(Reuters) – Venus Williams might have been overshadowed by the exploits of her younger sister Serena as a player, but the towering American’s place in women’s tennis history will extend far beyond her seven Grand Slam singles titles.
FILE PHOTO: Venus Williams of the U.S. celebrates with the Rosewater Dish after winning the Wimbledon title, July 2, 2005. REUTERS/Kieran Doherty
The elder Williams sister blazed on to the tennis scene in the late 1990s and dominated with her power and athleticism in 2000 and 2001, winning two Wimbledon and U.S. Open titles plus Olympic gold medals in singles and doubles.
The No.1 ranking followed in February, 2002, and Venus then reached four successive Grand Slam singles finals from the 2002 French Open to the Australian Open in 2003 but on each occasion ended up losing to her sister Serena.
The sisters contested nine Grand Slam singles finals, with Serena winning seven. The pair have also won 14 Grand Slam women’s doubles titles and three Olympic gold medals in doubles.
With her powerful all-court game and big serves tailor made for the All England Club grass courts, Venus won her fifth Wimbledon trophy and last Grand Slam singles title in 2008 when she bested Serena.
Her last appearance in a major final also came in south-west London in 2017 when she lost to Spaniard Garbine Muguruza.

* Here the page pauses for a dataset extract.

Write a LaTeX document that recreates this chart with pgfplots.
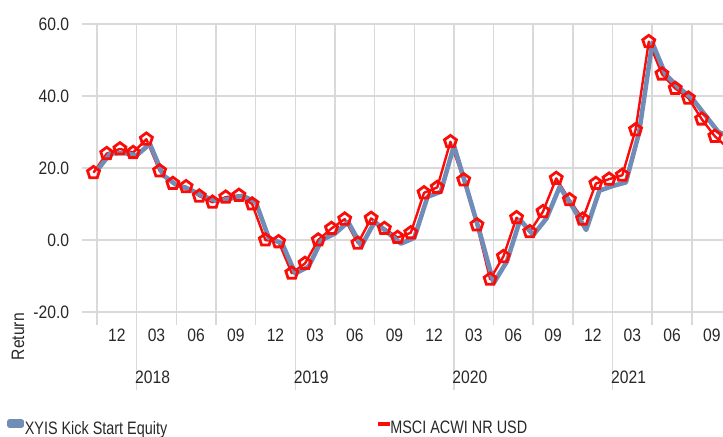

Wimbledon was also where Williams, who was diagnosed with the autoimmune, fatigue-inducing illness Sjogren’s Syndrome in 2011, did much in the struggle for equality in her sport.
She was at the forefront of a campaign by the WTA Tour to force Grand Slam organisers to address the issue of equal pay.
“For us, it’s not about earning more money or becoming any more well off. It’s really about an equality issue, about being created as equals, as human beings, despite sex,” said Williams.
“We represent women around the world. We’re the premier sport for women. We would like to empower women around the world by showing that we are willing to fight for equality.”
Her stand inspired others, including British Prime Minister Tony Blair, and helped force Wimbledon organisers to pay women and men equal prize money for the first time in 2007.
Williams has also been busy off the tennis court as Chief Executive of her interior design company V Starr Interiors and she owns a fashion line named EleVen.
Brought up in the notorious Los Angeles suburb of Compton, Williams began playing tennis on public courts at the age of four. Her family moved to Florida so she and Serena could train at the Rick Macci Tennis Academy.
Her protective father kept her out of junior competitions and allowed her to compete in just a handful of tournaments a year to ensure she did not fall victim to early burnout. But Williams was mature beyond her age and turned professional at 14.
“I’m very happy that they have their opinion … I also have my own opinion and I think it’s about time for me to go out and play professional,” she said, responding to doubts about whether she could handle the pressure.
Venus said in 2000 that she wanted to dominate tennis like Tiger Woods did in golf.
“I told my sister, Serena, ‘This Tiger Woods, he’s the man,” said Williams. “We really have to be like him – dominating’.’
“All the other golfers were in awe of him in the way they were saying, ‘We can’t win.’ We definitely have to take a chapter from his book.”
Though success on court has dried up in recent years, Venus has played on and she is keen to add to her Olympic medal tally of four gold and a silver at the Tokyo Games in 2021.